Kim Sok vows to ‘double’ push for democracy after prison release

Kim Sok, who was released on Friday from the Prey Sar prison where he served a one-and-a-half-year sentence on charges of incitement and defamation brought by the Cambodian People’s Party (CPP), has vowed to double his efforts to promote democracy in the Kingdom.

However, CPP spokesman Sok Eysan warned the analyst that he could court more trouble if he fails to speak the truth.

Sok was sentenced on charges stemming from comments he made regarding the murder of Kem Ley, who was killed in broad daylight in 2016 by a gunman who referred to himself in Khmer as Choub Samlab or “meet to kill”.

He was detained in February last year for his comments after a lawsuit was filed by CPP lawyer Ky Tech.

Speaking to The Post on Sunday, Sok claimed he wouldn’t dial back his criticisms of the government, but rather, double down on it.

“My working habit is my nature since I was born. I promised before I was jailed that I would speak the truth. They imprisoned me. So when I got out of prison I doubled my work.

“I would not incite or defame as they accused and jailed me [of doing]. Double work means I will continue my mission to promote democracy, at least twice as much as I used to do before.

“I won’t stop. Nobody must stop but continue to strengthen the spirit of democracy,” he said.

When asked if he worried about another arrest while commenting on issues in the future, Sok said he did have his fears.
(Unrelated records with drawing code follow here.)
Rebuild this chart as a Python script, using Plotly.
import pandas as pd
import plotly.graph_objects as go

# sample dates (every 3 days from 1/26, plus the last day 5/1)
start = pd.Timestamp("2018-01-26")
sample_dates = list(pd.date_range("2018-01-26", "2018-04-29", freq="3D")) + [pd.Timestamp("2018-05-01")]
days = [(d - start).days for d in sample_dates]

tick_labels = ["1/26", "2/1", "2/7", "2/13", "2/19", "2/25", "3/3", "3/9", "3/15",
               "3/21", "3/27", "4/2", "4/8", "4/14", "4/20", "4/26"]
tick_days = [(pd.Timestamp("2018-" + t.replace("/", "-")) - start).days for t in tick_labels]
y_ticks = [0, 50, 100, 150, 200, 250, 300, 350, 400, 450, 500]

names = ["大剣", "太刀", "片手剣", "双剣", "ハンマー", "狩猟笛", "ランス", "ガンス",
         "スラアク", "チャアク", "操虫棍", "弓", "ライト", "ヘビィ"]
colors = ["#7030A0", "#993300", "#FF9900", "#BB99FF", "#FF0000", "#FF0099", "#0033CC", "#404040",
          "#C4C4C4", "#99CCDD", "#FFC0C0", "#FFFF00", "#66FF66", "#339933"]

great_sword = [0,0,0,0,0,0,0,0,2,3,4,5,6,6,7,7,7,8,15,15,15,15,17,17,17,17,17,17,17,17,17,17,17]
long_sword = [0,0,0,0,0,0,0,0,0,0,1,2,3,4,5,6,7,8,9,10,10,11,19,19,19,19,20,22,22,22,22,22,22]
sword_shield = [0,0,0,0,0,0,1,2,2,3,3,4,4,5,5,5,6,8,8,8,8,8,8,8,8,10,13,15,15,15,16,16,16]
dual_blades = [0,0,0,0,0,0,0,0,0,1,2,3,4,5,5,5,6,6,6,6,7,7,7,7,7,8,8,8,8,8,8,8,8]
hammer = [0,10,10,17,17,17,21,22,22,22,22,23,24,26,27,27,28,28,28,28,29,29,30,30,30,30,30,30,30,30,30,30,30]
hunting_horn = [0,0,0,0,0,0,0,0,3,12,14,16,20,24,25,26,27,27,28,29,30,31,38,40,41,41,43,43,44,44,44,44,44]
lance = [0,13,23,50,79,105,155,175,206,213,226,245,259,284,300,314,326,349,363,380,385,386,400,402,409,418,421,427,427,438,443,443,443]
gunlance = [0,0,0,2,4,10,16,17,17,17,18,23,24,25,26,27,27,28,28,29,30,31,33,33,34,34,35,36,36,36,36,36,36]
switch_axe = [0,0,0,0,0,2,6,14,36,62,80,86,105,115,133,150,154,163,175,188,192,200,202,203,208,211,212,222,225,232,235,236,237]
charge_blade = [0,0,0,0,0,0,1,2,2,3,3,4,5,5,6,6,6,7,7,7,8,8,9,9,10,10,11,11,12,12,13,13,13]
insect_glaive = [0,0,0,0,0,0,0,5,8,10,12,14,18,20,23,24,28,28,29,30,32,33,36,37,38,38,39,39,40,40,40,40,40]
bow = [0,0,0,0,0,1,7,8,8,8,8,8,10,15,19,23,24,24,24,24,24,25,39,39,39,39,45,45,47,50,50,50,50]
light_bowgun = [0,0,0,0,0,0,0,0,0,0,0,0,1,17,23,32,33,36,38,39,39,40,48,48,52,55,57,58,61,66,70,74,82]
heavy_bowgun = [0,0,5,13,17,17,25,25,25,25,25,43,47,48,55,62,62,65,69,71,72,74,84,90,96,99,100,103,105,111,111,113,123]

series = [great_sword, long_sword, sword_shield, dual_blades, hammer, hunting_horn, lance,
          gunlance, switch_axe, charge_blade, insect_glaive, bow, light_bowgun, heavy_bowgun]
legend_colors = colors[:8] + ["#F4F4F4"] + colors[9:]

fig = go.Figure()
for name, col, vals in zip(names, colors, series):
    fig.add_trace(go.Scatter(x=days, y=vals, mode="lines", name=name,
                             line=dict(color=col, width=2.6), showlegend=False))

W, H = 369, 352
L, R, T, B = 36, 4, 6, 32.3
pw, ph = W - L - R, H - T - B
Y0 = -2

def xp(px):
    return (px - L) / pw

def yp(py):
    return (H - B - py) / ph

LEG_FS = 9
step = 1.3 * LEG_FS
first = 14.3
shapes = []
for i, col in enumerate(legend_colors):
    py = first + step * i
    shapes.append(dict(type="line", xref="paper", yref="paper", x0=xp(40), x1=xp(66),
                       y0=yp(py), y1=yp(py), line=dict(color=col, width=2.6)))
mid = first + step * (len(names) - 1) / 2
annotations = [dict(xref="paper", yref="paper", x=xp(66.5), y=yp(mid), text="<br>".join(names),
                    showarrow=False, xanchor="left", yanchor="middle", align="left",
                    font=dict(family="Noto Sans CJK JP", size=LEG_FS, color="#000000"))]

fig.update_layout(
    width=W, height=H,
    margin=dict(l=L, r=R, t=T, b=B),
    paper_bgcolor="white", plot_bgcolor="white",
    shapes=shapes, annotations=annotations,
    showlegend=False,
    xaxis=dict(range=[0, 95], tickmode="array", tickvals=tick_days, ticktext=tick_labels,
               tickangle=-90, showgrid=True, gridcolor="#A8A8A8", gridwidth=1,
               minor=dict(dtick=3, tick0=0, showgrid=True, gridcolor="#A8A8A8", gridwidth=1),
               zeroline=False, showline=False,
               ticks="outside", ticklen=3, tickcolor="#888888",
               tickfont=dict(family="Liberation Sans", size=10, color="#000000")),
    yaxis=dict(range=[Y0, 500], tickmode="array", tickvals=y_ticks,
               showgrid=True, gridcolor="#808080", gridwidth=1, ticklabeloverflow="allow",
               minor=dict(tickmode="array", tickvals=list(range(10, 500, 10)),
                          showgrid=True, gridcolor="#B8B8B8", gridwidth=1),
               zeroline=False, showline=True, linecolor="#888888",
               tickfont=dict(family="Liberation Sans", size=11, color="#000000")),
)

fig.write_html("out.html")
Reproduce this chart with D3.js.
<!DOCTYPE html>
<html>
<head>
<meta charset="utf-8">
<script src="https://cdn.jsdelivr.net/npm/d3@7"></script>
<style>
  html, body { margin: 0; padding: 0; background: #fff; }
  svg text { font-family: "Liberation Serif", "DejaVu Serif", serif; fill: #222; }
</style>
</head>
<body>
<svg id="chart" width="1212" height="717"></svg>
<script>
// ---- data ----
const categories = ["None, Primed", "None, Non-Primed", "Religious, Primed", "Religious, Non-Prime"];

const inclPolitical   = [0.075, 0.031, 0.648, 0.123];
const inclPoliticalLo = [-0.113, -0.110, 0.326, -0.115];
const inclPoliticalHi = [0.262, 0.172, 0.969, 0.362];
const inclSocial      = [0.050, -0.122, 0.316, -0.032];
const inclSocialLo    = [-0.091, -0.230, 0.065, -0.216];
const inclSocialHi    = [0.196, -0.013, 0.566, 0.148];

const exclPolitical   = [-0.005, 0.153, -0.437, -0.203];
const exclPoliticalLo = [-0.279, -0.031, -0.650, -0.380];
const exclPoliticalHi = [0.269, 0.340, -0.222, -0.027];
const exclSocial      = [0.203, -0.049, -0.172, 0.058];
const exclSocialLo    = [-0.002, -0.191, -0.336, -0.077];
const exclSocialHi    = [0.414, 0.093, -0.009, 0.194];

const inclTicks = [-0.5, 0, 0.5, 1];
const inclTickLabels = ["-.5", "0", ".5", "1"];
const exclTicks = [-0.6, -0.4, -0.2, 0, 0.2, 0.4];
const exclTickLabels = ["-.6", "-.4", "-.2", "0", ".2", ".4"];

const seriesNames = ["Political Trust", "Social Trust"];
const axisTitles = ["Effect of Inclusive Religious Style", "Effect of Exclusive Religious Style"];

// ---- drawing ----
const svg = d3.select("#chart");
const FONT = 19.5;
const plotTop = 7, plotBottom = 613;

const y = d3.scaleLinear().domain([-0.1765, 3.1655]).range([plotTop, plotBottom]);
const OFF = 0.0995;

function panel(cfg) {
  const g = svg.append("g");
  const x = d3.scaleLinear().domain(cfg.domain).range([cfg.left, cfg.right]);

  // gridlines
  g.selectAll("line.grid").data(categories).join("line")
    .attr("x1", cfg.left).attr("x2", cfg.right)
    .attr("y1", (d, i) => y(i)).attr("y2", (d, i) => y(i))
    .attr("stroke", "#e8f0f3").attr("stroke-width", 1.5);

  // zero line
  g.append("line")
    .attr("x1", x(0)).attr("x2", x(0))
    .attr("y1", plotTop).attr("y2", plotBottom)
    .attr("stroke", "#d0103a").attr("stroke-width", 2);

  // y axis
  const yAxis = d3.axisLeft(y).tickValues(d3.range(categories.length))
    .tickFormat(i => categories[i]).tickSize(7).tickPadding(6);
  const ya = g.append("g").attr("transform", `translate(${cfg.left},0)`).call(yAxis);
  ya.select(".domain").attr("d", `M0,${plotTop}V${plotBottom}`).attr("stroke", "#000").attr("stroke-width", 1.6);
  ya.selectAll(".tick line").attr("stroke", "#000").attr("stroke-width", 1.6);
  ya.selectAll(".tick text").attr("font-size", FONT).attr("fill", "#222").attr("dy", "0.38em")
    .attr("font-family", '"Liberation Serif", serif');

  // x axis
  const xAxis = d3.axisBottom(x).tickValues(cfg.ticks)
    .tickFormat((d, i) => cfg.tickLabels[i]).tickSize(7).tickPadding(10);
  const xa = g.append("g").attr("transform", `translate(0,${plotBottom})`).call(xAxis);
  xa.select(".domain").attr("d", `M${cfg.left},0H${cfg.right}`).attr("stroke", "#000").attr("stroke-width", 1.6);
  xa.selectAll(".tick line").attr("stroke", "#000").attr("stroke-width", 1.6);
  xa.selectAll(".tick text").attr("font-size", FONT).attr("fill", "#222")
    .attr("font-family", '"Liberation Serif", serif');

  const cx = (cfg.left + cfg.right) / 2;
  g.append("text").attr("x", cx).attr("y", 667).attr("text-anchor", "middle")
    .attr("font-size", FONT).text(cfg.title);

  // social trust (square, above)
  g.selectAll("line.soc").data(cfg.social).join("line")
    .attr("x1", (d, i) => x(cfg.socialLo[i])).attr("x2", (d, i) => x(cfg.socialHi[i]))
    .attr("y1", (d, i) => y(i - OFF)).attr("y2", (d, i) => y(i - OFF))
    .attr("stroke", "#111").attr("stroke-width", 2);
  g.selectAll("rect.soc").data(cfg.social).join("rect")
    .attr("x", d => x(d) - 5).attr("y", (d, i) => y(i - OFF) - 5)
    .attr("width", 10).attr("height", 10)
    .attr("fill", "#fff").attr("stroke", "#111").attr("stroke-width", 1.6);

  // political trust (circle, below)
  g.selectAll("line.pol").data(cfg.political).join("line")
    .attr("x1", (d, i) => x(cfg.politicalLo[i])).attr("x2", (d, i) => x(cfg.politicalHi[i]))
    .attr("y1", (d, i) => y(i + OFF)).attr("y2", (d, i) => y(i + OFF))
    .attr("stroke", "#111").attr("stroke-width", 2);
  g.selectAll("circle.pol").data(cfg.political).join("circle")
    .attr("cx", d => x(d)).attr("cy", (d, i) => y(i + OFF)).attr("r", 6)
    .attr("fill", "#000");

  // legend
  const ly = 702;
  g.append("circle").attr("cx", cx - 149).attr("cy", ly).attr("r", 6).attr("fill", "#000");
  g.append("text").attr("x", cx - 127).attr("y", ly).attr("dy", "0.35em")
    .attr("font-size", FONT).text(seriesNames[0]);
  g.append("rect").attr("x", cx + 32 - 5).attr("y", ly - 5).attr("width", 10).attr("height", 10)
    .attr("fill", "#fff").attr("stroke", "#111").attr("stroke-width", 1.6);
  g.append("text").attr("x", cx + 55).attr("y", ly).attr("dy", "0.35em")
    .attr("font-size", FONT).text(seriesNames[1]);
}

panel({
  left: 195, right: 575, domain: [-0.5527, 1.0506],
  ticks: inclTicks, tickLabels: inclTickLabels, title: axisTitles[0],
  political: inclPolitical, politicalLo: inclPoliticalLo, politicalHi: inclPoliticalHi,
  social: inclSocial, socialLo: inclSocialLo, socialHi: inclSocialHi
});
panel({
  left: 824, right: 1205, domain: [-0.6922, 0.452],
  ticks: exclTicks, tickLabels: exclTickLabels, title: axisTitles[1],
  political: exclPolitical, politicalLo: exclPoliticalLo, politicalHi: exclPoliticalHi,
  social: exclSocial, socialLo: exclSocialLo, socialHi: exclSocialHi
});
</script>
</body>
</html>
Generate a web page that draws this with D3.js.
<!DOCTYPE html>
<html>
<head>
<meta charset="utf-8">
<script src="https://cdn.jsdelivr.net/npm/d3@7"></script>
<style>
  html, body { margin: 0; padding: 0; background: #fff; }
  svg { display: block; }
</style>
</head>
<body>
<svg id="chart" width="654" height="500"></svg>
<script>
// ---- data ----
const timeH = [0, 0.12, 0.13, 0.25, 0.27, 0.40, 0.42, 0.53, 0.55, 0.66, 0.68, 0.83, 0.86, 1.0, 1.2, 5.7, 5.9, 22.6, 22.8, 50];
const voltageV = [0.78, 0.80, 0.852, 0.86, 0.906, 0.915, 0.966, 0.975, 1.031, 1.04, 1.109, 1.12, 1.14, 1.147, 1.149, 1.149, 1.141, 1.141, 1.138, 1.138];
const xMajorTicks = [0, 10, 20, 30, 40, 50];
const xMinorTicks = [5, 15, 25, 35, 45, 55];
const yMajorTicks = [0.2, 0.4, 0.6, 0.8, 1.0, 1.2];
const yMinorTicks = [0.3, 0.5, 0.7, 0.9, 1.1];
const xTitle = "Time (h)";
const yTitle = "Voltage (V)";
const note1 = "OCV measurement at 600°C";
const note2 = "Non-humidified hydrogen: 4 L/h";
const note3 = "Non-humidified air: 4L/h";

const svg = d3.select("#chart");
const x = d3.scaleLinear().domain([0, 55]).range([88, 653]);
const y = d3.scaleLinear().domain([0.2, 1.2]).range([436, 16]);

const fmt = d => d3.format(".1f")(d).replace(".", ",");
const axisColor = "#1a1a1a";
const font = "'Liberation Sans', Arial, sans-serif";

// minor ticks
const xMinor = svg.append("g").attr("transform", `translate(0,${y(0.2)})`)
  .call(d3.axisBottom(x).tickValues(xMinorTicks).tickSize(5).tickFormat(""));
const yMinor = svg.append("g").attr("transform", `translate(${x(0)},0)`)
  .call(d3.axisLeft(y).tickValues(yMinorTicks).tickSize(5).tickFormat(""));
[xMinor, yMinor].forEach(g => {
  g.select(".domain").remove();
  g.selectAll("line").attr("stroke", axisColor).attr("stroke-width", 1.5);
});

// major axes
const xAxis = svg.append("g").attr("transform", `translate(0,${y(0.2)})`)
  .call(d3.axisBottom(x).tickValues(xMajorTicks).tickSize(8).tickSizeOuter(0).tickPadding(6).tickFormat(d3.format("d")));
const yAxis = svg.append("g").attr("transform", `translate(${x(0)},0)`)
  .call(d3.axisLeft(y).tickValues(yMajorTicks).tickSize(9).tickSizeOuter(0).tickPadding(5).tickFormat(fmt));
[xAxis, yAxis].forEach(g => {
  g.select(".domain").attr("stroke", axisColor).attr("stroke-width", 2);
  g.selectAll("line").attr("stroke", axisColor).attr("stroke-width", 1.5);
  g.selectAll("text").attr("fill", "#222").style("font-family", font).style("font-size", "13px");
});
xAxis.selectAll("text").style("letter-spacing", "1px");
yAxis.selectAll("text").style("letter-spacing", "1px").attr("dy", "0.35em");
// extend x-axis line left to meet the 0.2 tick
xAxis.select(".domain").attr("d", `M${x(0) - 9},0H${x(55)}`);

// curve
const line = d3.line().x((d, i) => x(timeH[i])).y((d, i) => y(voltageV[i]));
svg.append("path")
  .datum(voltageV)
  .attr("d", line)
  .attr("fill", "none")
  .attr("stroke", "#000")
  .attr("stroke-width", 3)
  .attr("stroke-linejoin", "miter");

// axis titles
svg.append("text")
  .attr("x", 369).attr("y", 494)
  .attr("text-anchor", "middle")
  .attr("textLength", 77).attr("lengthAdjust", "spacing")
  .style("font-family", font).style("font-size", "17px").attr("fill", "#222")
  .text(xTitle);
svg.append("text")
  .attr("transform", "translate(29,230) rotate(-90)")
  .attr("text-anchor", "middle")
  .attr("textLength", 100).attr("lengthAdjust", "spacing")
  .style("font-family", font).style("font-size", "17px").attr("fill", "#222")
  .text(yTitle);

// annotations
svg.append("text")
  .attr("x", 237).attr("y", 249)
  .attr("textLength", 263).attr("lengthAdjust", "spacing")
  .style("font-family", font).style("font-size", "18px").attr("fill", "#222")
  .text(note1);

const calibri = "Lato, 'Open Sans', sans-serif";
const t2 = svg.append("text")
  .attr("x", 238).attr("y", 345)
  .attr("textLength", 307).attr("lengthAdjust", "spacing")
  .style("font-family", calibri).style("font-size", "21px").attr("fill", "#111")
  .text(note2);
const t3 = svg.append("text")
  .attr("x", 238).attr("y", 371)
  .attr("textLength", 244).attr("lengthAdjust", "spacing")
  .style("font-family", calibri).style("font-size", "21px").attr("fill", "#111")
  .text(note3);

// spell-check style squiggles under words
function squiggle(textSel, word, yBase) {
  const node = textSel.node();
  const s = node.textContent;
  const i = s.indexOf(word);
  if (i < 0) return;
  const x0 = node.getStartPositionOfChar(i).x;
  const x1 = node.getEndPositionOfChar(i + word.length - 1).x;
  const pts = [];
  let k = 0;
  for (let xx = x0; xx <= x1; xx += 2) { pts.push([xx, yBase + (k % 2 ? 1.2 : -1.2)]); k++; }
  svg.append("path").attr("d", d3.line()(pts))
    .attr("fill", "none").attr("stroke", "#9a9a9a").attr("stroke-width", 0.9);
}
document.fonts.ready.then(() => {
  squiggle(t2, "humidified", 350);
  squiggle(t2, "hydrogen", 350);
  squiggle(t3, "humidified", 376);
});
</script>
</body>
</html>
“If I said, I wasn’t worried I would be lying ... I am only human. I am worried, and I am afraid just like normal people. However, my worries and fears are limited ... I am worried that I have little time to work on my mission, to promote democracy in Cambodia,” he said.

Eysan said it was Sok’s right to make comments, but warned that he could face challenges if he didn’t speak the truth.

“That is his right. He is entitled to be an analyst, but his work must connect with reality which makes his analysis ethical.

“If his analysis is politically motivated and intended as an attack on the ruling party or the government, that might cause problems for him,” Eysan said.

The sentence that landed Sok in prison was delivered by the Phnom Penh Municipal Court in August last year.

Confirming charges of “incitement to commit a felony and public defamation” the court sentenced him to 18 months incarceration and ordered him to pay a fine of 800 million riel ($200,000) to Prime Minister Hun Sen.